A "verified" Twitter account has been a coveted social media status symbol reserved for the likes of well-known names and institutions, from the White House to the NFL to Kim Kardashian.
But now, applying to get that little blue check mark is becoming simpler after the tech company said Tuesday it created an online application process for anyone to request verified status.
"We want to make it even easier for people to find creators and influencers on Twitter so it makes sense for us to let people apply for verification," Tina Bhatnagar, Twitter's vice president of user services, said in a statement. "We hope opening up this application process results in more people finding great, high-quality accounts to follow, and for these creators and influencers to connect with a broader audience."
The more upfront process, however, doesn't mean the criteria to getting a verified account has changed — accounts will still be scrutinized and deemed important enough to be considered of "public interest."

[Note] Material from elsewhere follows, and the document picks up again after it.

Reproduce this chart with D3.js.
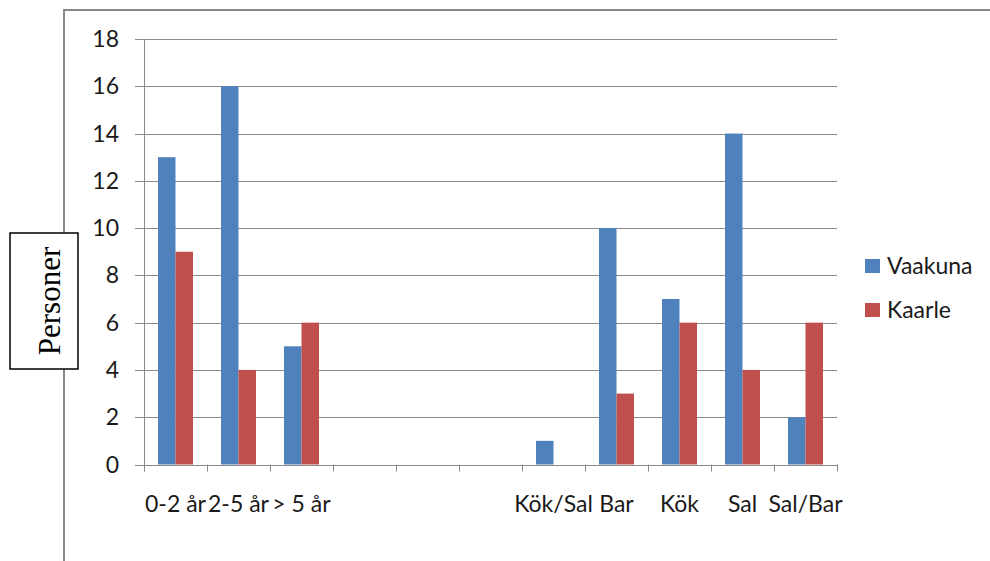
<!DOCTYPE html>
<html>
<head>
<meta charset="utf-8">
<script src="https://cdn.jsdelivr.net/npm/d3@7"></script>
<style>
  html, body { margin: 0; padding: 0; background: #fff; }
  svg { display: block; }
</style>
</head>
<body>
<svg id="chart" width="990" height="561"></svg>
<script>
// Category labels (blank slots separate the two groups)
const categories = ["0-2 år", "2-5 år", "> 5 år", "", "", "", "Kök/Sal", "Bar", "Kök", "Sal", "Sal/Bar"];
const seriesNames = ["Vaakuna", "Kaarle"];
const vaakuna = [13, 16, 5, 0, 0, 0, 1, 10, 7, 14, 2];
const kaarle  = [9, 4, 6, 0, 0, 0, 0, 3, 6, 4, 6];
const yTicks  = [0, 2, 4, 6, 8, 10, 12, 14, 16, 18];
const colors  = ["#4F81BD", "#C0504D"];

const svg = d3.select("#chart");
const gridColor = "#8a8a8a";
const font = "Lato, 'Open Sans', sans-serif";

// Outer chart frame (continues past the page edges)
svg.append("path")
  .attr("d", "M64,600 L64,10 L1000,10")
  .attr("fill", "none")
  .attr("stroke", "#888")
  .attr("stroke-width", 2);

const plot = { left: 144, right: 837, top: 39, bottom: 464.5 };

const idx = categories.map((_, i) => i);
const x = d3.scaleBand().domain(idx).range([plot.left, plot.right]).padding(0);
const y = d3.scaleLinear().domain([0, 18]).range([plot.bottom, plot.top]);

// Excel-style gap width of 160% between groups
const gap = 1.6;
const bw = x.bandwidth();
const barW = bw / (seriesNames.length + gap);
const x1 = d3.scaleBand().domain(seriesNames)
  .range([barW * gap / 2, barW * gap / 2 + barW * seriesNames.length]).padding(0);

// Horizontal gridlines with small left tick stubs
svg.append("g")
  .selectAll("line")
  .data(yTicks.filter(t => t > 0))
  .join("line")
  .attr("x1", plot.left - 9)
  .attr("x2", plot.right)
  .attr("y1", d => Math.round(y(d)) + 0.5)
  .attr("y2", d => Math.round(y(d)) + 0.5)
  .attr("stroke", gridColor)
  .attr("stroke-width", 1);

// Y tick labels
svg.append("g")
  .selectAll("text")
  .data(yTicks)
  .join("text")
  .attr("x", 119)
  .attr("y", d => y(d))
  .attr("dy", "0.35em")
  .attr("text-anchor", "end")
  .attr("font-family", font)
  .attr("font-size", 23)
  .attr("fill", "#1a1a1a")
  .text(d => d);

// Bars
const seriesData = [vaakuna, kaarle];
const groups = svg.append("g")
  .selectAll("g")
  .data(idx)
  .join("g")
  .attr("transform", i => `translate(${x(i)},0)`);

groups.selectAll("rect")
  .data(i => seriesNames.map((s, k) => ({ s, k, v: seriesData[k][i] })).filter(d => d.v > 0))
  .join("rect")
  .attr("x", d => x1(d.s))
  .attr("width", x1.bandwidth())
  .attr("y", d => y(d.v))
  .attr("height", d => y(0) - y(d.v))
  .attr("fill", d => colors[d.k]);

// X axis line and category separators
svg.append("line")
  .attr("x1", plot.left - 9).attr("x2", plot.right)
  .attr("y1", Math.round(plot.bottom) + 0.5).attr("y2", Math.round(plot.bottom) + 0.5)
  .attr("stroke", gridColor);
svg.append("g")
  .selectAll("line")
  .data(d3.range(categories.length + 1))
  .join("line")
  .attr("x1", i => Math.round(plot.left + i * bw) + 0.5)
  .attr("x2", i => Math.round(plot.left + i * bw) + 0.5)
  .attr("y1", plot.bottom)
  .attr("y2", plot.bottom + 7)
  .attr("stroke", gridColor);

// Y axis line
svg.append("line")
  .attr("x1", plot.left + 0.5).attr("x2", plot.left + 0.5)
  .attr("y1", plot.top).attr("y2", plot.bottom + 7)
  .attr("stroke", gridColor);

// Category labels
svg.append("g")
  .selectAll("text")
  .data(idx)
  .join("text")
  .attr("x", i => x(i) + bw / 2)
  .attr("y", 512)
  .attr("text-anchor", "middle")
  .attr("font-family", font)
  .attr("font-size", 23)
  .attr("fill", "#1a1a1a")
  .text(i => categories[i]);

// Legend
const legend = svg.append("g");
seriesNames.forEach((name, k) => {
  const ly = 266 + k * 44;
  legend.append("rect")
    .attr("x", 865).attr("y", ly - 7)
    .attr("width", 15).attr("height", 14)
    .attr("fill", colors[k]);
  legend.append("text")
    .attr("x", 887).attr("y", ly)
    .attr("dy", "0.35em")
    .attr("font-family", font)
    .attr("font-size", 23)
    .attr("fill", "#1a1a1a")
    .text(name);
});

// Y axis title in a boxed label
svg.append("rect")
  .attr("x", 10).attr("y", 233)
  .attr("width", 68).attr("height", 136)
  .attr("fill", "#fff")
  .attr("stroke", "#000")
  .attr("stroke-width", 1.5);
svg.append("text")
  .attr("transform", "translate(60,301) rotate(-90)")
  .attr("text-anchor", "middle")
  .attr("font-family", "'Liberation Serif', 'Times New Roman', serif")
  .attr("font-size", 31)
  .attr("fill", "#000")
  .text("Personer");
</script>
</body>
</html>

Verified accounts are typically requested by celebrities and organizations in entertainment, fashion, politics, sports, media, business and other key interest areas.

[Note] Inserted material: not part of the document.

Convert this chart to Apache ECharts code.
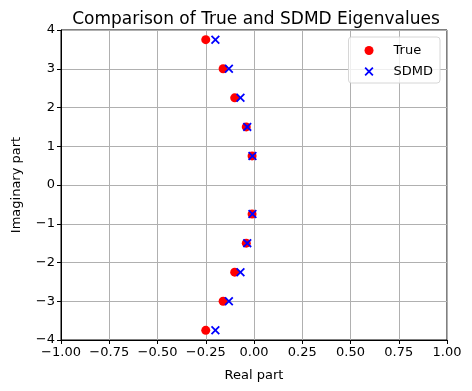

A blue check mark, Twitter says, allows people to know an account — particularly that of a celebrity — is not fake.
Twitter was the first online platform to introduce account verification in 2009, and it now has about 187,000 verified ones.
Competitors such as Facebook and Instagram have begun to follow Twitter's lead and show verified accounts with a similar icon.
One of the first Twitter accounts given verified status was the Centers for Disease Control and Prevention (@CDCgov) to help citizens find an accurate and valid source for public health information.
Other accounts verified early on were NASA's Armstrong Flight Research Center, Oprah Winfrey, Milwaukee police and Kardashian, who now has about 46.8 million followers.